If you think this cycle has gone a little nutty, you aren’t alone. The good news is that political psychology can explain what’s going on and help consultants figure out what to do about it.
Indeed, 2016 has seen a number of fascinating developments related to political psychology with implications for voter targeting. Here are three such stories to watch.
Cruz’s psychological targeting
Hindsight is always 20/20, but Ted Cruz’s victory in Iowa was never a foregone conclusion. The Cruz campaign credited its unexpected success to psychological data and analytics. The campaign constructed psychographic profiles of Iowa voters that, among other things, included classic measures of personality from psychology, such as the Big Five personality traits.
As political psychologists have long argued and the Cruz’s data confirmed, the traits of openness, conscientiousness, extraversion, agreeableness and neuroticism correlate with political preferences and behaviors. It’s no secret that Cruz has a, well, unique personality, as Iowa Republican caucus voters surely observed firsthand. Yet Cruz was able to overcome this charm deficiency with the help of psychographics and carefully tailored messages.
While Democrats still have superior data analytics overall, Republicans have been quicker to add metrics from psychology into their microtargeting programs, and this gives them an advantage. In any analytics program, the risk of spurious correlations is quite high. Metrics from political psychology reduce that risk, if only because they have been robustly validated and repeatedly tested.
Trump’s authoritarian followers
Speaking of psychological metrics, it appears that authoritarianism is the single best predictor of support for Donald Trump, more than any other demographic trait such as education, income, gender, age, religiosity or ideology as pollsters traditionally measure it. As I have argued for years, right wing authoritarianism is one of the two major psychological pillars of political ideology. While there a number of validated methods for measuring it, the authoritarian spectrum measures a) preference for strict social norms, b) obedience to traditional authorities, and c) support for aggressive or coercive measures to enforce conformity and submission.

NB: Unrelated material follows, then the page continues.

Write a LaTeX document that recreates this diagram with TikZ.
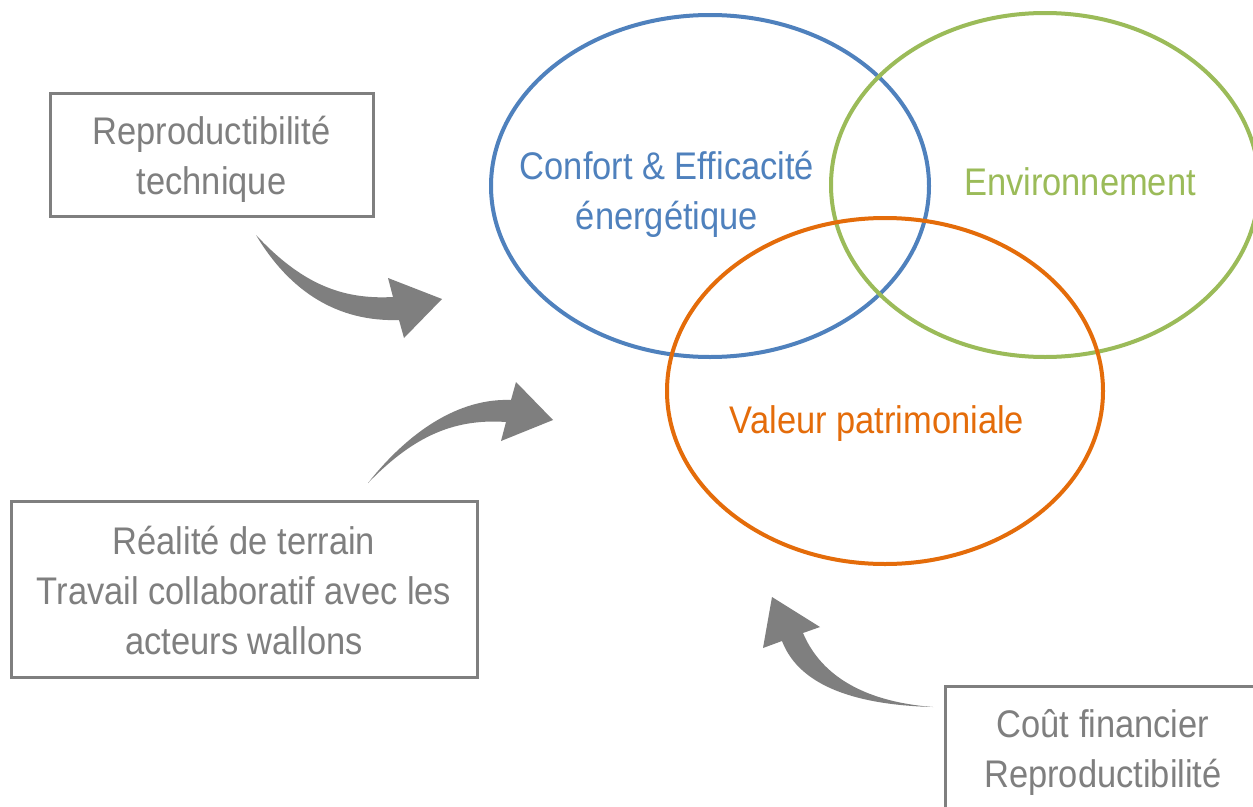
\documentclass[tikz,border=0pt]{standalone}
\usepackage{fontspec}
\setmainfont[FakeStretch=0.895]{Liberation Sans}
\definecolor{cblue}{HTML}{4F81BD}
\definecolor{cgreen}{HTML}{9BBB59}
\definecolor{corange}{HTML}{E46C0A}
\definecolor{cgray}{HTML}{7F7F7F}
\tikzset{
  lbl/.style={align=center, font=\fontsize{38.5}{50}\selectfont, inner sep=0pt},
  boxframe/.style={draw=cgray, line width=3pt},
  curvedarrow/.style={fill=cgray, draw=none},
}
\begin{document}
\begin{tikzpicture}[x=1pt,y=-1pt]
\useasboundingbox (0,0) rectangle (1253,806);
\clip (0,0) rectangle (1253,806);
\fill[white] (0,0) rectangle (1253,806);
% ellipses
\draw[cblue, line width=4pt] (710,186) ellipse [x radius=219, y radius=171];
\draw[cgreen, line width=4pt] (1045,185) ellipse [x radius=214, y radius=172];
\draw[corange, line width=4pt] (885,391) ellipse [x radius=218, y radius=173];
\node[lbl, text=cblue] (confort) at (667,194) {Confort \& Efficacité\\énergétique};
\node[lbl, text=cgreen] (env) at (1080,182) {Environnement};
\node[lbl, text=corange] (valeur) at (877,424) {Valeur patrimoniale};
% boxes
\node[boxframe, minimum width=323pt, minimum height=123pt, inner sep=0pt] (b1) at (211.5,154.5) {};
\node[lbl, text=cgray] (t1) at (211.5,159) {Reproductibilité\\technique};
\node[boxframe, minimum width=466pt, minimum height=176pt, inner sep=0pt] (b2) at (244,589) {};
\node[lbl, text=cgray] (t2) at (244,591) {Réalité de terrain\\Travail collaboratif avec les\\acteurs wallons};
\node[boxframe, minimum width=316pt, minimum height=150pt, inner sep=0pt] (b3) at (1103,761) {};
\node[lbl, text=cgray] (t3) at (1103,752) {Coût financier\\Reproductibilité};
% curved arrows
\fill[curvedarrow] (256,235) .. controls (300,282) and (340,300) .. (393,297)
  -- (388,278) -- (442,299) -- (404,338) -- (399,320)
  .. controls (338,322) and (290,292) .. (256,235) -- cycle;
\fill[curvedarrow] (368,483) .. controls (410,430) and (460,398) .. (511,400)
  -- (516,382) -- (553,420) -- (501,441) -- (506,422)
  .. controls (450,418) and (410,440) .. (368,483) -- cycle;
\fill[curvedarrow] (933,707) .. controls (880,703) and (825,685) .. (803,633)
  -- (820,627) -- (772,597) -- (763,648) -- (782,641)
  .. controls (800,688) and (860,705) .. (933,707) -- cycle;
\end{tikzpicture}
\end{document}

But political movements filled with authoritarians are not necessarily led by fellow authoritarians. Far more often, these movements are led by strongmen with high levels of social dominance orientation, the second major psychological pillar of ideology. Social dominance orientation measures a) preference for greater inequality between groups, and b) willingness to exploit and subordinate other groups. Authoritarians are conformist and obedient, but social dominators tend to flaunt the rules, care about winning above all else, and revel in displays of dominance. Sound familiar?
The Democratic Party’s generational divide
Millennials, those aged 30 and under, who are voting in the Democratic primaries support Bernie Sanders by 3-to-1 margins or more. Those over 65, meanwhile, are supporting Hillary Clinton by equally impressive margins. The older generations appear likely to prevail in the presidential primary contest, but Democrats will soon need to recalibrate their strategy to keep Millennials engaged in 2016 and beyond.
Young people are looking for big solutions to the massive problems they face today and just over the horizon: crushing student debt, rapidly diminishing career opportunities, a political system polarized by ideology and corrupted by big money, and a looming global climate catastrophe.
In the current political climate, the kind of transformational liberalism Millennials want probably isn’t achievable. The problem is that far too many Democratic politicians sound like they’re opposed in principle to the Millennial generation’s aspirations. If Democrats want to benefit from Millennial enthusiasm and civic energy, they must learn to sing a different tune.
This isn’t about promising things that are impossible to deliver. It’s about not letting pragmatism dampen one’s idealism and ambition.